In October 2017, Ebner found herself attending a strategy meeting for British members of Generation Identity, a pan-European far-right network, which spreads racist, anti-immigration ideas and the ‘Great Replacement’ conspiracy theory in which populations become minorities. A day later, she met the leader of Austria’s Identarian movement, Martin Sellner, at his London flat.

Among many other things that were discussed at these meeting was the fear of being infiltrated by anti-racist groups, security services and the media. You get a sense of the fear Ebner feels that her cover may be blown at any moment. This can have serious consequences, as Ebner would find out while working for Quilliam, an anti-extremist think tank.

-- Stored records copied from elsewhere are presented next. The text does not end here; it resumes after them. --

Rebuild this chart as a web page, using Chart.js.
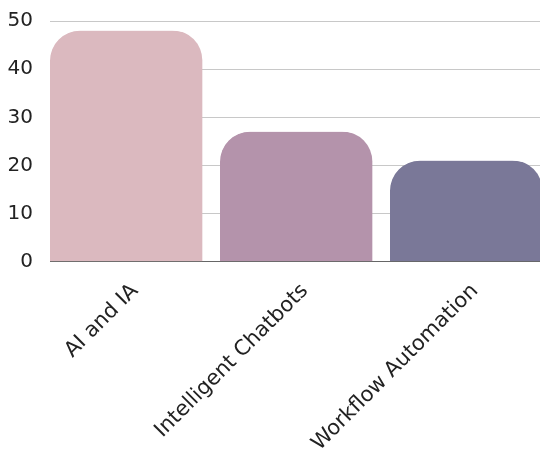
<!DOCTYPE html>
<html lang="en">
  <head>
    <meta charset="UTF-8" />
    <title>Topics</title>
    <script src="https://cdn.jsdelivr.net/npm/chart.js"></script>
    <style>
      body { margin: 0; overflow: hidden; background: #fff; }
      .wrap { width: 560px; height: 465px; }
    </style>
  </head>
  <body>
    <div class="wrap"><canvas id="topicChart"></canvas></div>

    <script>
      const categories = ["AI and IA", "Intelligent Chatbots", "Workflow Automation"];
      const counts = [48, 27, 21];
      const barColors = ["#dbb9bf", "#b493ab", "#7a7898"];
      const yTicks = [0, 10, 20, 30, 40, 50];

      const ctx = document.getElementById("topicChart").getContext("2d");
      Chart.defaults.font.family = "'DejaVu Sans', sans-serif";
      Chart.defaults.color = "#222";

      new Chart(ctx, {
        type: "bar",
        data: {
          labels: categories,
          datasets: [
            {
              data: counts,
              backgroundColor: barColors,
              // bars sit at the left of their slot: transparent right border leaves the gap
              borderColor: "rgba(0,0,0,0)",
              borderWidth: { right: 18, left: 0, top: 0, bottom: 0 },
              borderSkipped: "bottom",
              borderRadius: { topLeft: 30, topRight: 48, bottomLeft: 0, bottomRight: 0 },
              barPercentage: 1,
              categoryPercentage: 1,
            },
          ],
        },
        options: {
          responsive: true,
          maintainAspectRatio: false,
          animation: false,
          plugins: { legend: { display: false }, tooltip: { enabled: false } },
          scales: {
            x: {
              grid: { display: false },
              border: { display: true, color: "#666", width: 1 },
              ticks: { font: { size: 21 }, minRotation: 45, maxRotation: 45, padding: 9 },
            },
            y: {
              min: yTicks[0],
              max: yTicks[yTicks.length - 1],
              ticks: { stepSize: 10, font: { size: 20 }, padding: 9 },
              grid: { color: "#c8c8c8", tickColor: "rgba(0,0,0,0)", tickLength: 8 },
              border: { display: false },
              afterFit(scale) { scale.width = 50; },
            },
          },
        },
      });
    </script>
  </body>
</html>
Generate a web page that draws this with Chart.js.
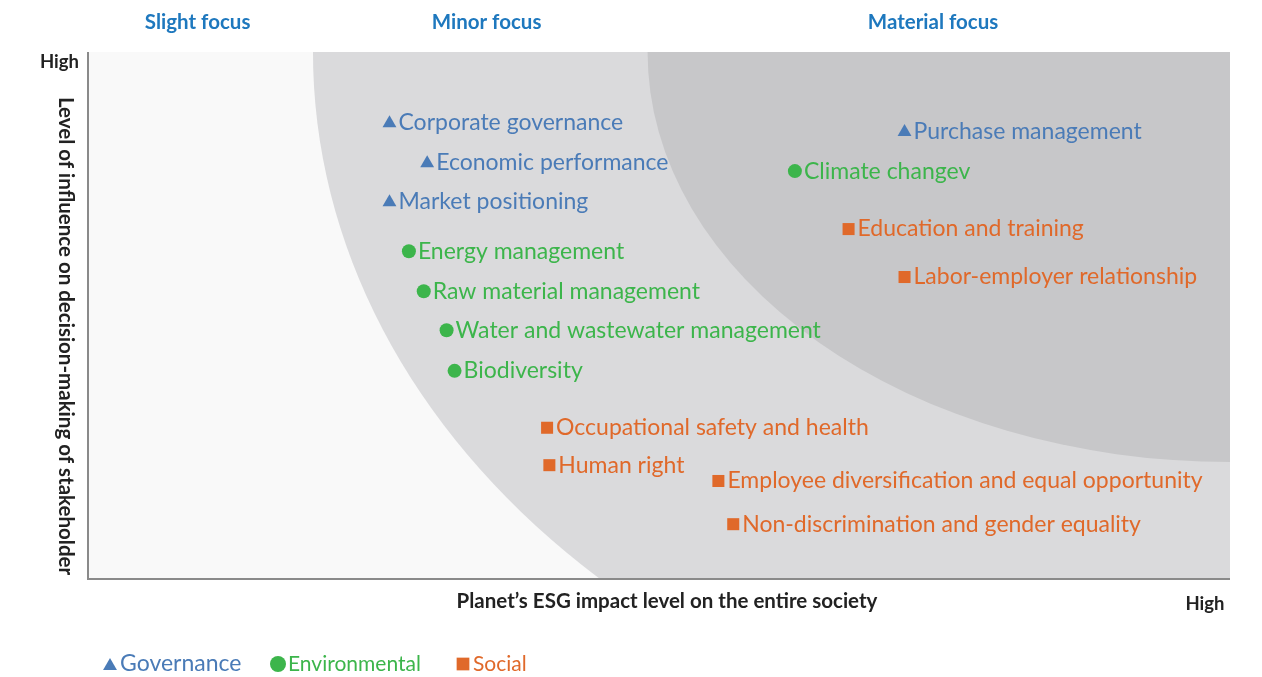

In 2017, she wrote a comment piece in the Guardian newspaper on English Defence League (EDL) co-founder Tommy Robinson’s visit to white supremacist groups in the United States. The next day, Robinson and a camera crew entered her office to demand that she justify linking him to white supremacists. This incident was uploaded to the internet as part of Robinson’s Troll Watch series.

As part of what is a common tactic against any journalist who associates him with racism, white supremacy and the far-right, Ebner was subjected to harassment, including threats of sexual violence and death. As a result of this intimidation, Ebner’s boss at Quilliam made a deal behind her back that she would retract her Guardian article. When Ebner refused, she lost her job.

A common factor Ebner found was that these extremist groups exploited people’s desire to feel a part of a community rather than for ideological reasons. Exploiting this desire, extremist groups use various tactics such as creating their secret language to further radicalise people. A key example of this is the term “Red-Pilling”.

Inspired by The Matrix, Red-Pilling is the idea that individuals have been awakened to “the truth” of far-right ideology, which enables radicalisation. This idea is especially prevalent in the anti-feminist Manosphere communities.

As a parallel to the Manosphere spaces is the online community of “Trad Wives”, right-wing anti-feminist women groups. It was among the Trad Wives that Ebner found herself almost being drawn into its group dynamics, due to her understanding how the different steps of radicalisation occur.

A similar dynamic occurs with the women’s-only online community of “Jihadi Brides" of ISIS fighters. Despite the group being religiously inspired and more willing to commit acts of violence, the Jihadi Bride groups have similar dynamic to the Trad Wives, which ensure group loyalty.

Ebner was able to expose in Going Dark how these groups are able to normalise far-right ideologies and translate their online activities into real-world action. For example, Ebner eavesdropped onto the alt-right networks that planned the “Unite the Right” rally in Charlottesville in August 2017, which resulted in the death of anti-racist counter-protester Heather Heyer.

Much deadlier were the online groups that inspired Brendon Tarrant, the man responsible for killing 51 people at two Mosques in Christchurch, New Zealand, in March last year. The massacre was live-streamed on Facebook and he posted an Islamophobic manifesto full of coded language common on the alt-right.

Since 2016, far-right extremist groups have been effective in using online spaces to promote disinformation and “fake news” to help facilitate the Brexit referendum, the election of Donald Trump and to raise their profile. At great risk to herself, Ebner showed how these groups are able to use social media to grow.

Ebner ends Going Dark with a number of suggestions to counter extremism and advocates education against extremism, stating that a “human-centred approach” is needed to deal with the problem. Ultimately, I think that to really defeat the extremism described in Going Dark, we need to build an alternative to the alienation of capitalist society that makes extremist groups so attractive.